* [What to produce]
Retype exactly the lines from the first one through the line with "import seaborn as sns", including both ends; skip any pictures.

* [Source material]
......

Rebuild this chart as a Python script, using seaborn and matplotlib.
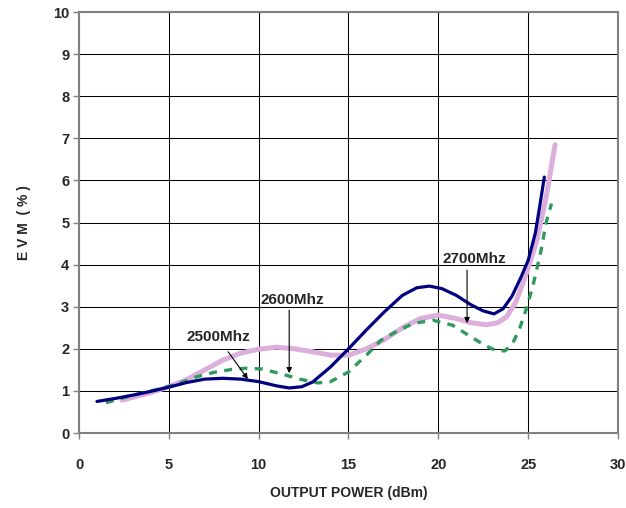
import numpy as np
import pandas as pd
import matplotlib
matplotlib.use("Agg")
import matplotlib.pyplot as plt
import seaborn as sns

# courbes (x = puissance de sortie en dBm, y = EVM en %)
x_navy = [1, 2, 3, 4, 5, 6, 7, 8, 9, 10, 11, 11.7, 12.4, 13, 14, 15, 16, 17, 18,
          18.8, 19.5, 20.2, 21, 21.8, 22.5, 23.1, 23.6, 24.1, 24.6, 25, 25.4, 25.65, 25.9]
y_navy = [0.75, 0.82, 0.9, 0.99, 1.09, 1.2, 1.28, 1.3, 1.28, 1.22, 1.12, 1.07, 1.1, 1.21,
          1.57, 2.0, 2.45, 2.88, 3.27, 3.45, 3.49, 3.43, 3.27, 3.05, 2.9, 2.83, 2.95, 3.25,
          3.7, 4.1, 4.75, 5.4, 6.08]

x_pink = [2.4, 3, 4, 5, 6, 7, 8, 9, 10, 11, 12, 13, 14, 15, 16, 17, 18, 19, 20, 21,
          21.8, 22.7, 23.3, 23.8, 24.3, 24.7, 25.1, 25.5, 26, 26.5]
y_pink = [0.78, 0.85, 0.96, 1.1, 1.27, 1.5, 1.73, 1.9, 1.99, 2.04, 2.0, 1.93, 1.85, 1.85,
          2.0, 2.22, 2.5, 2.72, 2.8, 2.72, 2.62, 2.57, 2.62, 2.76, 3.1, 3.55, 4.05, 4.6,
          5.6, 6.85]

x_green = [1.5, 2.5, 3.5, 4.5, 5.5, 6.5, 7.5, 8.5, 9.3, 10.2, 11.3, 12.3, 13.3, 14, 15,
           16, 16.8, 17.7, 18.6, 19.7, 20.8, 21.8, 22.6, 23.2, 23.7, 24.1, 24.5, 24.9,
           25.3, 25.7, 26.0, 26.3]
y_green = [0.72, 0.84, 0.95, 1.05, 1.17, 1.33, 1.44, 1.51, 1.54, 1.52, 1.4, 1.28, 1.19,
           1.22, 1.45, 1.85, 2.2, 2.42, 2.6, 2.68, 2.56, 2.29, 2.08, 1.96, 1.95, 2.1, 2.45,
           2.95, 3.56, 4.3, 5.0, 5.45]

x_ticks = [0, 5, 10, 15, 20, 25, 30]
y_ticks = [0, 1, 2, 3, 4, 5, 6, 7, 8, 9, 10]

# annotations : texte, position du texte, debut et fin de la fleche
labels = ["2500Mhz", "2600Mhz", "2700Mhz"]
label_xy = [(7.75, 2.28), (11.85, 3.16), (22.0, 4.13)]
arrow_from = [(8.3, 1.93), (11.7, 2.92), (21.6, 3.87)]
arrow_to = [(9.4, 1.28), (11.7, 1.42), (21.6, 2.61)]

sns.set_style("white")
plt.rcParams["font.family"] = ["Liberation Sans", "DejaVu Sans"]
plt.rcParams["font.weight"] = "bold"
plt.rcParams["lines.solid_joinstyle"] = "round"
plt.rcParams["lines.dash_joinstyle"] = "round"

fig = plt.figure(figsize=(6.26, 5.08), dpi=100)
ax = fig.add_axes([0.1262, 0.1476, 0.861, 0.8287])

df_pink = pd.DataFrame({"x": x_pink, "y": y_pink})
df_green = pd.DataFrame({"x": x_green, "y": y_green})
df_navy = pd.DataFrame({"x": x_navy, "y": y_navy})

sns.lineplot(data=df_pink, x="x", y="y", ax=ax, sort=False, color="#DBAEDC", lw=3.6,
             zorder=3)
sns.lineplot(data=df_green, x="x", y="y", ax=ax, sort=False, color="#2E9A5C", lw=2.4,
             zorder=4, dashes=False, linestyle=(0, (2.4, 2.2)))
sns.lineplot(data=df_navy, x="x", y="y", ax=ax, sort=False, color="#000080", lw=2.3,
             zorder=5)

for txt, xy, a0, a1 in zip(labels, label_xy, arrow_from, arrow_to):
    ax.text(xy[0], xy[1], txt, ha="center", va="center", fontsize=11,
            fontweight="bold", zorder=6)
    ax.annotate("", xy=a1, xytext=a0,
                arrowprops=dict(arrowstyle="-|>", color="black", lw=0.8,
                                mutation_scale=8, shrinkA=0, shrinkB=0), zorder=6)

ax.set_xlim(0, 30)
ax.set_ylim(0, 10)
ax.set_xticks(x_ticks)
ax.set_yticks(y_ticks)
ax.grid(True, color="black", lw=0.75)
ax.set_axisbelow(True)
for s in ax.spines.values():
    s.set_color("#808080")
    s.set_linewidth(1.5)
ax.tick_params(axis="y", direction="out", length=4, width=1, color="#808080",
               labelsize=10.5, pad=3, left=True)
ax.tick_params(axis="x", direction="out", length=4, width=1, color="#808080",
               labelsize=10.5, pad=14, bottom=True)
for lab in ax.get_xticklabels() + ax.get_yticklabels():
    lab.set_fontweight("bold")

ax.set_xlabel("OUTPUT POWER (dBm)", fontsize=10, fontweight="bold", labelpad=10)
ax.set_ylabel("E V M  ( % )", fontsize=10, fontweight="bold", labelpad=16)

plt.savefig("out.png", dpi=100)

......

* [Answer to this exercise]
Rebuild this chart as a Python script, using seaborn and matplotlib.
import numpy as np
import pandas as pd
import matplotlib
matplotlib.use("Agg")
import matplotlib.pyplot as plt
import seaborn as sns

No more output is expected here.